* _MATERIAL_:

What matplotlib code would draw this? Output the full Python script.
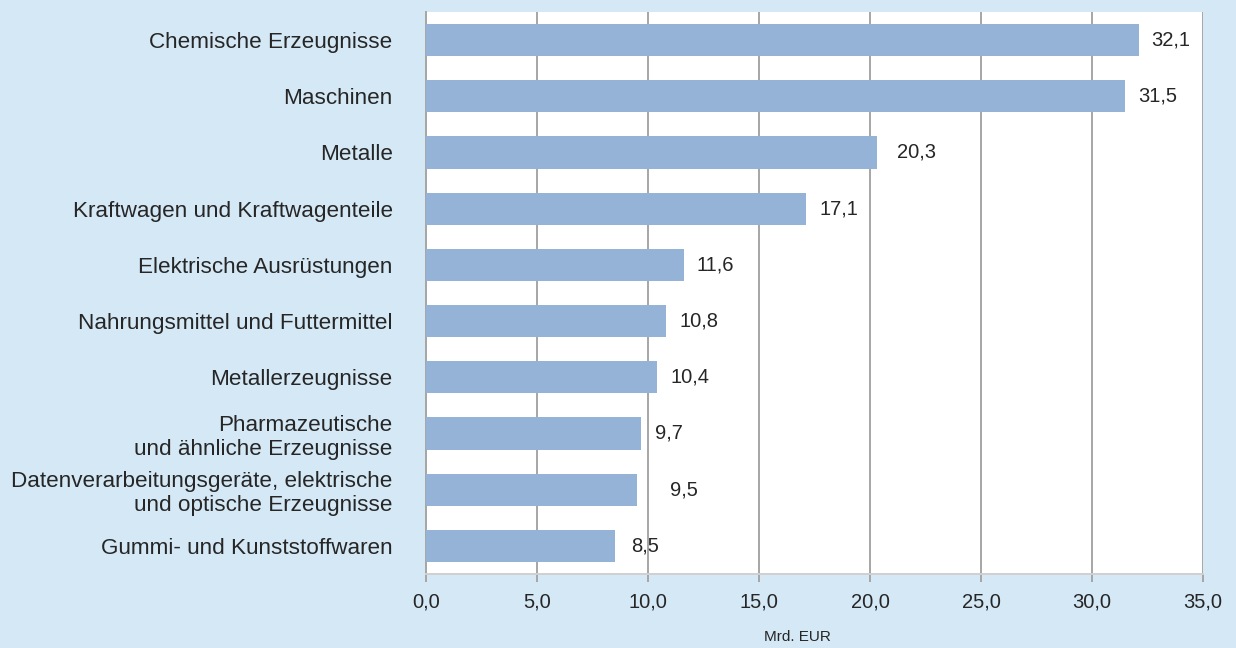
import matplotlib
matplotlib.use("Agg")
import matplotlib.pyplot as plt
from matplotlib.ticker import FuncFormatter, MultipleLocator

plt.rcParams['font.family'] = ['Liberation Sans', 'DejaVu Sans']

categories = [
    "Chemische Erzeugnisse",
    "Maschinen",
    "Metalle",
    "Kraftwagen und Kraftwagenteile",
    "Elektrische Ausrüstungen",
    "Nahrungsmittel und Futtermittel",
    "Metallerzeugnisse",
    "Pharmazeutische\nund ähnliche Erzeugnisse",
    "Datenverarbeitungsgeräte, elektrische\nund optische Erzeugnisse",
    "Gummi- und Kunststoffwaren",
]
values = [32.1, 31.5, 20.3, 17.1, 11.6, 10.8, 10.4, 9.7, 9.5, 8.5]
# horizontal gap (points) between bar end and its value label
label_offsets = [9, 9, 15, 10, 9, 10, 10, 10, 24, 12]

bg = "#D5E8F6"
bar_color = "#95B3D7"
grid_color = "#A6A6A6"
text_color = "#262626"

fig = plt.figure(figsize=(12.36, 6.48), dpi=100, facecolor=bg)
ax = fig.add_axes([426 / 1236, 1 - 574 / 648, (1203 - 426) / 1236, (574 - 12) / 648])
ax.set_facecolor("white")

y = list(range(len(categories)))
ax.barh(y, values, height=0.57, color=bar_color, zorder=3)

for yi, v, off in zip(y, values, label_offsets):
    ax.annotate(f"{v:.1f}".replace(".", ","), xy=(v, yi), xytext=(off, 0),
                textcoords="offset points", va="center", ha="left",
                fontsize=14.5, color=text_color)

ax.set_xlim(0, 35)
ax.set_ylim(len(categories) - 0.5, -0.5)
ax.xaxis.set_major_locator(MultipleLocator(5))
ax.xaxis.set_major_formatter(FuncFormatter(lambda x, _: f"{x:.1f}".replace(".", ",")))
ax.grid(axis="x", color=grid_color, linewidth=1.4, zorder=0)
ax.set_axisbelow(True)

ax.set_yticks(y)
ax.set_yticklabels(categories, fontsize=16.2, color=text_color, linespacing=1.2)
ax.tick_params(axis="y", length=0, pad=24)
ax.tick_params(axis="x", length=6, width=1.4, color=grid_color, labelsize=14.5,
               labelcolor=text_color, pad=7)

for side in ("top", "right"):
    ax.spines[side].set_visible(False)
ax.spines["left"].set_color(grid_color)
ax.spines["left"].set_linewidth(1.4)
ax.spines["bottom"].set_color("#D0D0D0")
ax.spines["bottom"].set_linewidth(1.4)

fig.text(797 / 1236, 1 - 637 / 648, "Mrd. EUR", ha="center", va="center",
         fontsize=11, color=text_color)

fig.savefig("out.png", dpi=100, facecolor=bg)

* _TASK DESCRIPTION_:
Give again exactly the lines running from the beginning of the material above through the line that contains "plt.rcParams['font.family'] = ['Liberation", and leave out every picture.

* _RESULT OF THIS EXERCISE_:
What matplotlib code would draw this? Output the full Python script.
import matplotlib
matplotlib.use("Agg")
import matplotlib.pyplot as plt
from matplotlib.ticker import FuncFormatter, MultipleLocator

plt.rcParams['font.family'] = ['Liberation Sans', 'DejaVu Sans']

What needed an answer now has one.